Supply chain/Purchasing/Procurement: Analyze effects on supply continuity, cost, and sourcing requirements.
Operations/Plant Management: Oversee implementation, resource allocation, and adjust production schedules as needed.
Maintenance and Service: Determine impacts on long-term support, repairs, and part compatibility.
Document control/Configuration management: Manage updates to documentation, BOMs, version control, and communication.
Sales/Customer Service: Communicate changes and timelines to customers, and address any feedback or concerns.
Product owner/Project manager: Lead the change process, facilitate communication, and ensure objectives are met.

These roles collaborate to generate the content of the ECR, plan the introduction date, and consider the manufacturing implications and disposition of materials. This process begins with the design, review, approval, and execution stages, helping ensure smooth and controlled engineering changes in manufacturing.

Options for Disposition of Material on Hand

When moving to a new version of components on a manufacturing line, material disposition becomes a key decision point. Options generally include:

Use As-Is: If the old version has no impact on safety, regulatory, or performance compliance, existing stock may be consumed until it is depleted.
Rework or Modify: Some components can be re-machined, reprogrammed, or retrofitted to meet new requirements.
Return to Supplier: Vendors may accept returns for credit or rework.
Scrap: When obsolete material cannot be reused or modified, scrapping ensures it does not re-enter the production cycle.
Segregated Use for Service Parts: Legacy components can be reserved for aftermarket repair and service obligations.
Sell to Secondary Market: In rare instances, obsolete components may be transferred to non-competing industries.

Typical Failures During Component Transitions

Despite planning, several recurring failures occur when shifting from one version of components on a manufacturing line to another:

Incorrect Material Usage: Old components mistakenly mixed with new ones due to poor segregation or labeling.
Incomplete Change Implementation: Engineering updates communicated but not fully executed on the shop floor.
Process Documentation Gaps: Work instructions, control plans, or PFMEAs not updated in sync with the introduction of new parts.
Supplier Delays: The New version is not available on time, causing production interruptions.
Quality Escapes: Parts built with mismatched versions leading to defects or recalls.
Inventory Mismanagement: Failure to track, count, or plan phase-out material, resulting in excess or unusable stock.

Root Causes Behind Failures

There are many sources for these failures, but from experience, it is a lack of cross-functional communications, and the level of “detail” contained in the articulating document. By level of detail, we mean the lack of any detail. Hard to say if this is due to time pressures or the belief that the details in the document provide little or no value. From our conversations with purchasing personnel, this lack of detail is not helpful, which is often accompanied by little informal communication about the forthcoming changes.
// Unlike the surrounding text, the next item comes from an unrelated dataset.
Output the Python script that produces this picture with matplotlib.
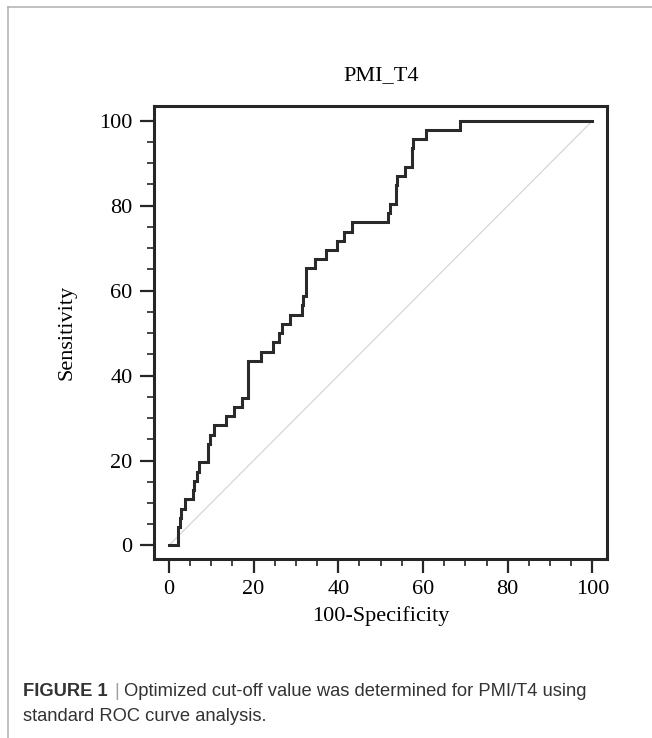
import matplotlib
matplotlib.use("Agg")
import matplotlib.pyplot as plt
from matplotlib.lines import Line2D
from matplotlib.ticker import MultipleLocator

# ROC corner points (100-Specificity, Sensitivity), in %
fpr = [0, 2.20, 2.60, 2.91, 3.93, 5.74, 5.98, 6.69, 7.16, 9.13, 9.68, 10.62,
       13.61, 15.42, 17.31, 18.73, 21.64, 24.63, 25.89, 26.75, 28.56, 31.47,
       31.63, 32.49, 34.62, 37.21, 39.81, 41.31, 43.19, 51.77, 52.24, 53.74,
       53.89, 55.70, 57.51, 57.67, 60.82, 68.69, 100]
sens = [0, 4.35, 6.52, 8.70, 10.87, 13.04, 15.22, 17.39, 19.57, 23.91, 26.09,
        28.26, 30.43, 32.61, 34.78, 43.48, 45.65, 47.83, 50.00, 52.17, 54.35,
        56.52, 58.70, 65.22, 67.39, 69.57, 71.74, 73.91, 76.09, 78.26, 80.43,
        84.78, 86.96, 89.13, 93.48, 95.65, 97.83, 100, 100]
diag = [0, 100]
ticks = [0, 20, 40, 60, 80, 100]

title = "PMI_T4"
xlabel = "100-Specificity"
ylabel = "Sensitivity"
cap_head = "FIGURE 1"
cap_line1 = "Optimized cut-off value was determined for PMI/T4 using"
cap_line2 = "standard ROC curve analysis."

serif = ["Liberation Serif", "DejaVu Serif"]
sans = ["Liberation Sans", "DejaVu Sans"]

fig = plt.figure(figsize=(6.52, 7.38), dpi=100)
W, H = 652, 738
ax = fig.add_axes([154 / W, 1 - 559.3 / H, (607.3 - 154) / W, (559.3 - 105.7) / H])

frame_col = "#262626"
ax.plot(diag, diag, color="#d2d2d2", lw=0.8, zorder=1)
ax.plot(fpr, sens, drawstyle="steps-post", color="#2a2a2a", lw=2.2,
        solid_joinstyle="miter", zorder=2)

ax.set_xlim(-3.5, 103.5)
ax.set_ylim(-3.25, 103.55)
ax.set_xticks(ticks)
ax.set_yticks(ticks)
ax.xaxis.set_minor_locator(MultipleLocator(5))
ax.yaxis.set_minor_locator(MultipleLocator(5))

for s in ax.spines.values():
    s.set_linewidth(2.2)
    s.set_color(frame_col)

ax.tick_params(which="major", direction="out", length=10, width=1.6,
               color=frame_col, labelsize=16)
ax.tick_params(which="minor", direction="out", length=5, width=1.2,
               color=frame_col)
ax.tick_params(axis="x", which="major", pad=5)
ax.tick_params(axis="y", which="major", pad=5.5)
for lab in ax.get_xticklabels() + ax.get_yticklabels():
    lab.set_family(serif)

ax.set_title(title, family=serif, fontsize=16, pad=18.7)
ax.set_xlabel(xlabel, family=serif, fontsize=16, labelpad=5)
ax.set_ylabel(ylabel, family=serif, fontsize=16, labelpad=16)

# page border lines (top and left)
fig.add_artist(Line2D([8.3 / W, 1], [1 - 6.5 / H, 1 - 6.5 / H],
                      color="#b0b0b0", lw=1.1))
fig.add_artist(Line2D([8.3 / W, 8.3 / W], [0, 1 - 6.5 / H],
                      color="#b0b0b0", lw=1.1))

# caption
cap_col = "#333333"
cap_size = 13.2
renderer = fig.canvas.get_renderer()
t0 = fig.text(23 / W, 1 - 696 / H, cap_head, family=sans, fontsize=cap_size,
              weight="bold", color=cap_col, va="baseline")
bb = t0.get_window_extent(renderer)
fig.text((bb.x1 + 7) / W, 1 - 696 / H, "|", family=sans, fontsize=cap_size,
         color="#a0a0a0", va="baseline")
fig.text((bb.x1 + 16) / W, 1 - 696 / H, cap_line1, family=sans,
         fontsize=cap_size, color=cap_col, va="baseline")
fig.text(23 / W, 1 - 721 / H, cap_line2, family=sans, fontsize=cap_size,
         color=cap_col, va="baseline")

fig.savefig("out.png", dpi=100)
Lack of cross-functional communication and sign-off during the ECR/ECO process.
Inadequate training or awareness among operators handling both old and new versions.
Weak version control in ERP/PLM systems.
Poor enforcement of inventory segregation and labeling practices.
Rushed changes without robust pilot runs or validation.
Supplier-side misalignment on part versioning and documentation.

Best Practices for Smooth Component Version Changes

Establish a standardized ECR/ECO workflow with digital approval tracking.
Segregate and clearly label old vs. new material at the point of use.
Update all documentation (BOMs, PFMEA, Control Plans, Operator Work Instructions) in real time.
Communicate openly with customers about the impacts of product versions.
Perform trial builds with the new component version to validate fit, function, and performance.

By applying these practices, manufacturers reduce waste, improve quality, and streamline the complex process of moving from one version of components on a manufacturing line to another.